My wife and I had the good fortune today to catch MOMA's exhibit of the work of
the late Italian conceptual artist Alighiero Boetti. The retrospective, which closes tomorrow, offers a marvelous display of Boetti's intellectual concerns and creative choices over three decades. Some of his directions, such as his fascination with Afghanistan prior to the 1982 Soviet invasion, were decidedly outside the art world's carefully considered orbits. Certain episodes, notably his break from the Italian "
Arte Povera" movement, seemed more concerned with local Italian polemics than whatever issues moved the art world's major players.
All of this sounds like a prelude to a recondite exhibit. However,
the MOMA show made Boetti's work both accessible and challenging, even for complete conceptual art greenhorns. (Count me among those in that category.) The artist's goal was to lead a viewer into thinking hard about visual and intellectual assumptions. To that end, the curator skillfully allowed only one way in or out of the exhibit, past a collection of pieces called
I Vedenti. That translates to "the sighted," a reference to how the blind refer to those who can see.

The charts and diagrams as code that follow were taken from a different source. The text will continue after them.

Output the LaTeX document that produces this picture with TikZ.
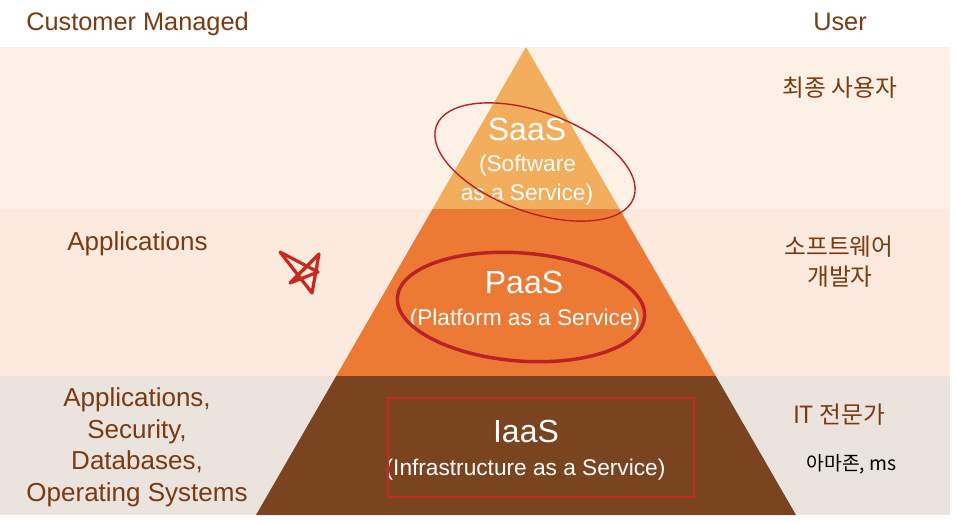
\documentclass[tikz,border=0pt]{standalone}
\usepackage{fontspec}
\setmainfont{Liberation Sans}
\newfontfamily\kr{Noto Sans CJK KR}
\definecolor{bandA}{HTML}{FDF1E6}
\definecolor{bandB}{HTML}{FCEADF}
\definecolor{bandC}{HTML}{EBE3DE}
\definecolor{saasc}{HTML}{F2AE5D}
\definecolor{paasc}{HTML}{EC7A35}
\definecolor{iaasc}{HTML}{7B4421}
\definecolor{txtbrown}{HTML}{7A3A12}
\definecolor{markred}{HTML}{BA2226}
\definecolor{rectred}{HTML}{C8281E}
\begin{document}
\begin{tikzpicture}[x=0.75pt,y=-0.75pt,
  hdr/.style={text=txtbrown,font=\fontsize{19}{22}\selectfont,anchor=base,inner sep=0pt},
  side/.style={text=txtbrown,font=\fontsize{19.5}{23.6}\selectfont,anchor=base,inner sep=0pt},
  krlabel/.style={text=txtbrown,font=\kr\fontsize{17.8}{24}\selectfont,inner sep=0pt},
  big/.style={text=white,font=\fontsize{24}{28}\selectfont,anchor=base,inner sep=0pt},
  small/.style={text=white,font=\fontsize{17}{21}\selectfont,anchor=base,inner sep=0pt},
  ring/.style={draw=markred},
  box/.style={draw=rectred,line width=1.9pt}]
\fill[white] (0,0) rectangle (956,522);
\useasboundingbox (0,0) rectangle (956,522);
% bands
\fill[bandA] (0,47) rectangle (950,209);
\fill[bandB] (0,209) rectangle (950,376);
\fill[bandC] (0,376) rectangle (950,515);
% pyramid
\coordinate (apex) at (526,47);
\coordinate (l1) at (432.5,209);
\coordinate (r1) at (619.5,209);
\coordinate (l2) at (336.2,376);
\coordinate (r2) at (715.8,376);
\coordinate (l3) at (256,515);
\coordinate (r3) at (796,515);
\fill[saasc] (apex) -- (r1) -- (l1) -- cycle;
\fill[paasc] (l1) -- (r1) -- (r2) -- (l2) -- cycle;
\fill[iaasc] (l2) -- (r2) -- (r3) -- (l3) -- cycle;
% headers
\node[hdr] (cm) at (137.5,30) {Customer Managed};
\node[hdr] (user) at (840,30) {User};
% left labels
\node[side] (app) at (137.5,250) {Applications};
\node[side] (s1) at (137,406.5) {Applications,};
\node[side] (s2) at (137,438) {Security,};
\node[side] (s3) at (137,469.5) {Databases,};
\node[side] (s4) at (137,501) {Operating Systems};
% right labels
\node[krlabel] (k1) at (840,87.5) {최종 사용자};
\node[krlabel] (k2) at (839,247) {소프트웨어};
\node[krlabel] (k3) at (840,277) {개발자};
\node[krlabel] (k4) at (839,415) {IT 전문가};
\node[krlabel,text=black,font=\kr\fontsize{14.5}{18}\selectfont] (k5) at (851.5,464) {아마존, ms};
% pyramid labels
\node[big] (saas) at (527,140) {SaaS};
\node[small] (saas2) at (527.5,171) {(Software};
\node[small] (saas3) at (527,200) {as a Service)};
\node[big] (paas) at (524,293.3) {PaaS};
\node[small] (paas2) at (525,325) {(Platform as a Service)};
\node[big] (iaas) at (526,442.7) {IaaS};
\node[small] (iaas2) at (525.5,475) {(Infrastructure as a Service)};
% stray tick
\draw[white,line width=1pt] (473,113) -- (476,120);
% annotations
\draw[ring,line width=1.05pt,rotate around={-20:(535,162)}] (535,162) ellipse [x radius=78.75pt, y radius=37.5pt];
\draw[ring,line width=2.6pt,rotate around={-4.5:(521,307)}] (521,307) ellipse [x radius=93pt, y radius=40.5pt];
\draw[box] (388,398) rectangle (694,497);
\draw[draw=rectred,line width=2.4pt,line join=round,line cap=round] (280,252) -- (312,293) -- (319,254) -- (290,283) -- (318,272) -- cycle;
\end{tikzpicture}
\end{document}
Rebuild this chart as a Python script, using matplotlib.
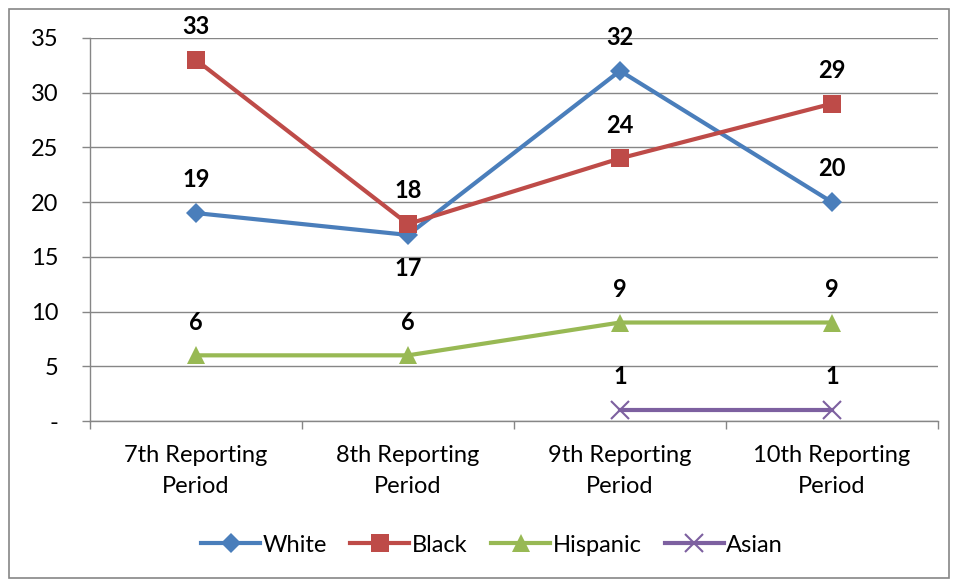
import numpy as np
import matplotlib
matplotlib.use('Agg')
import matplotlib.pyplot as plt
from matplotlib.patches import Rectangle

categories = ['7th Reporting\nPeriod', '8th Reporting\nPeriod',
              '9th Reporting\nPeriod', '10th Reporting\nPeriod']
white = [19, 17, 32, 20]
black = [33, 18, 24, 29]
hispanic = [6, 6, 9, 9]
asian = [None, None, 1, 1]
yticks = [0, 5, 10, 15, 20, 25, 30, 35]
yticklabels = ['-', '5', '10', '15', '20', '25', '30', '35']

plt.rcParams['font.family'] = ['Lato', 'DejaVu Sans']

fig = plt.figure(figsize=(9.58, 5.81), dpi=100)
ax = fig.add_axes([90/958, 1-421/581, 848/958, 383/581])

x = np.arange(len(categories))
series = [
	('White', white, '#4A7EBB', 'D', 10),
	('Black', black, '#BE4B48', 's', 13),
	('Hispanic', hispanic, '#98B954', '^', 13),
	('Asian', asian, '#7D60A0', 'x', 13),
]

for name, vals, col, mk, ms in series:
	xs = [xi for xi, v in zip(x, vals) if v is not None]
	ys = [v for v in vals if v is not None]
	ax.plot(xs, ys, color=col, lw=3.0, marker=mk, ms=ms, mew=1.5 if mk == 'x' else 0,
		mec=col, mfc=col, label=name, zorder=3)
	for xi, yi in zip(xs, ys):
		# the low White point has its label under the marker
		off = -24 if (name == 'White' and yi == 17) else 24
		ax.annotate(str(yi), (xi, yi), xytext=(0, off), textcoords='offset points',
			ha='center', va='center', fontsize=17, fontweight='bold', color='black')

ax.set_xlim(-0.5, 3.5)
ax.set_ylim(0, 35)
ax.set_yticks(yticks)
ax.set_yticklabels(yticklabels)
ax.set_xticks(x)
ax.set_xticklabels(categories, linespacing=1.6)
ax.set_xticks(np.arange(-0.5, 4, 1), minor=True)
ax.tick_params(axis='x', which='major', length=0, pad=17, labelsize=17)
ax.tick_params(axis='x', which='minor', length=6, color='#868686', width=1)
ax.tick_params(axis='y', length=6, color='#868686', width=1, labelsize=17, pad=17)
ax.grid(axis='y', color='#868686', lw=1)
ax.set_axisbelow(True)
for s in ['top', 'right']:
	ax.spines[s].set_visible(False)
for s in ['left', 'bottom']:
	ax.spines[s].set_color('#868686')
	ax.spines[s].set_linewidth(1)

leg = fig.legend(loc='center', bbox_to_anchor=(492/958, 1-545/581), ncol=4, frameon=False,
	fontsize=17, handlelength=2.5, handletextpad=0.1, columnspacing=1.0)

fig.patches.append(Rectangle((9/958, 3/581), 940/958, 569/581, transform=fig.transFigure,
	fill=False, edgecolor='#868686', lw=1.2))

fig.savefig('out.png', dpi=100)
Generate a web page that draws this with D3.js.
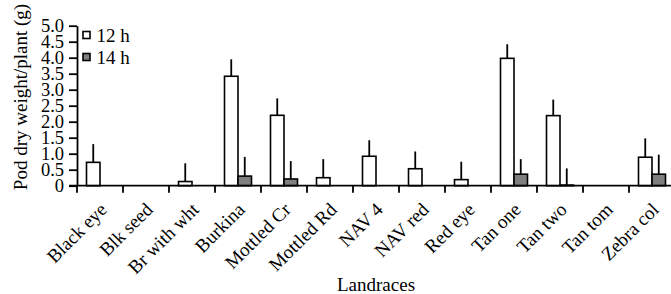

I Vedenti includes geometrically perfect or skewed pieces created from everyday materials whose juxtaposition stimulates a debate about mathematical perfection, duality, appropriate artistic materials, the nature of understanding, and especially how one learns to develop how to truly see.
If blindness is one's original state, how does one learn to see? This speculative outlook, which has been with us since the ancient Athenian philosophers, attempts to identify "pure" formal qualities and relationships that form the core of our perception. To find order amidst seeming disorder was a key goal of Boetti's art, as the work below explores.
Boetti also asserted art is created from what exists, rather than "created" out of thin air. This belief, and his mode of inquiry, carries over to Boetti's other work, notably his Afghan-influenced embroidered objects and a series of eight pieces called
Storia Naturale della Moltiplicazione (Natural History of Multiplication).
Finally, the show demonstrated the importance of viewing the actual works. The reproductions, while capably executed by the MOMA staff, don't fully do justice to the objects' important textural qualities, subtle designs, wonderfully rendered colors, and skillfully chosen placement. Seeing the reproductions online was a poignant reminder of the shifting boundaries of blindness, sight, and insight.